Letztlich verdankt der Mann es nur seiner schwierigen familiären Situation - er hat eine kleine Tochter, die an einer chronischen Krankheit leidet -, dass er nicht in den Knast muss. Denn die Tat, derentwegen er auf der Anklagebank sitzt, hat er unter laufender Bewährung begangen, was bei Gericht normalerweise „nicht gut ankommt“, um es vorsichtig auszudrücken.
Er hat ein altes Auto, das er „entsorgen“ will. Damit fährt er zuerst in Trier, wo er wohnt, zu einem Händler, aber der will das Fahrzeug nicht. Also will er es woanders versuchen und landet letztlich in Hermeskeil. In der Trierer Straße fällt er einer Polizeistreife auf, die ihn kontrolliert. Das Problem: Weder hat er eine Fahrerlaubnis noch ist das Auto versichert.

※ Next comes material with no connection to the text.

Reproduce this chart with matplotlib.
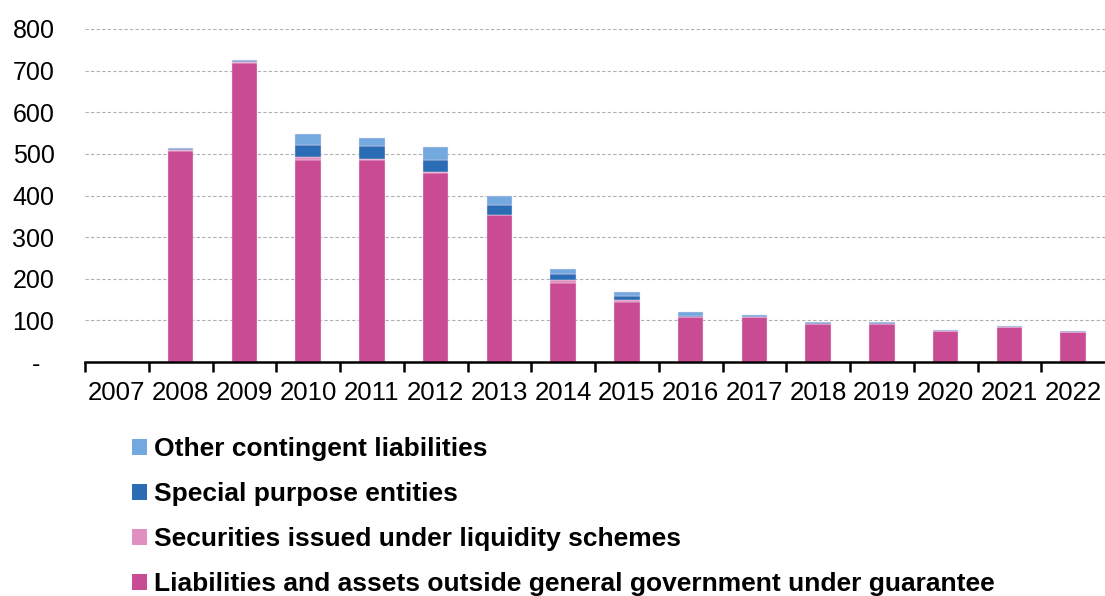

Nun sitzt er reumütig neben seiner Verteidigerin und sagt: „Das war eine dumme Sache“. Er habe an diesem Tag „den Kopf voller Stress“ gehabt. Warum man ihm vor einigen Jahren den Führerschein abgenommen hat, behauptet er nicht zu wissen und schwört Stein und Bein, dass er seinerzeit bei der fraglichen Fahrt völlig nüchtern gewesen ist. Sicher, ganz früher, bis vor drei Jahren, habe er mal Probleme mit Alkohol und Drogen gehabt, aber das sei vorbei. „Ich habe mein Leben komplett umgekrempelt“, versichert er. Er lebt in geregelten Verhältnissen, hat eine Frau und zwei Kinder und eine feste Arbeitsstelle. Sein Verdienst ermöglicht es ihm, alte Schulden in regelmäßigen Raten abzuzahlen.
Dass er früher ein anderes Leben geführt hat, ergibt sich aus dem Bundeszentralregister. Sechs Einträge gibt es da, angefangen bei Fahren ohne Fahrerlaubnis vor mehr als zehn Jahren über unerlaubten Waffenbesitz und mehrere Diebstähle in besonders schweren Fällen. Erst gab es Geldstrafen, später Freiheitsstrafen, die immer zur Bewährung ausgesetzt worden sind. Zuletzt ist er 2021 zu einem Jahr und drei Monaten verurteilt worden; hier läuft die Bewährung noch bis November. Während Richterin Buchenberger aus den älteren Urteilen vorliest, erweckt der Mann den Eindruck, dass ihm das heute alles ziemlich peinlich ist. Seine Bewährungshelferin berichtet, dass der Angeklagte „in manchen Dingen vielleicht ein wenig naiv“ ist. Aber die Bewährung läuft gut, er hält regelmäßig Kontakt. Für die heute angeklagte Tat hat sie keine Erklärung. Ansonsten kann sie „nichts Schlechtes über ihn sagen“.
Der Staatsanwalt hält in Anbetracht der Vorstrafen „eine Geldstrafe nicht mehr für zielführend“ und beantragt eine Freiheitsstrafe von vier Monaten, die seiner Meinung nach im Hinblick auf das Geständnis, die Reue und die günstige Sozialprognose noch einmal zur Bewährung ausgesetzt werden kann. Die Verteidigerin führt noch an, dass bei der Sache kein Schaden entstanden ist. Im Hinblick auf die schwierige familiäre Situation bittet sie das Gericht um eine milde Strafe und von einem Widerruf der laufenden Bewährung abzusehen. Richterin Buchenberger folgt den Anträgen des Anklägers und betont, für die Bewährung - „Sie bekommen noch einmal eine Chance“, sagt sie - seien zwei Dinge ausschlaggebend: Rücksicht auf die familiären Verhältnisse und die Tatsache, dass die letzte Verurteilung keine „einschlägige“ Straftat betraf. Auch von einer neuen Sperre für die Wiedererlangung der Fahrerlaubnis sieht sie ab, damit sich der Angeklagte darum kümmern kann. Das Urteil wird sofort rechtskräftig, weil der Mann und die Staatsanwalt auf ein Rechtsmittel verzichten.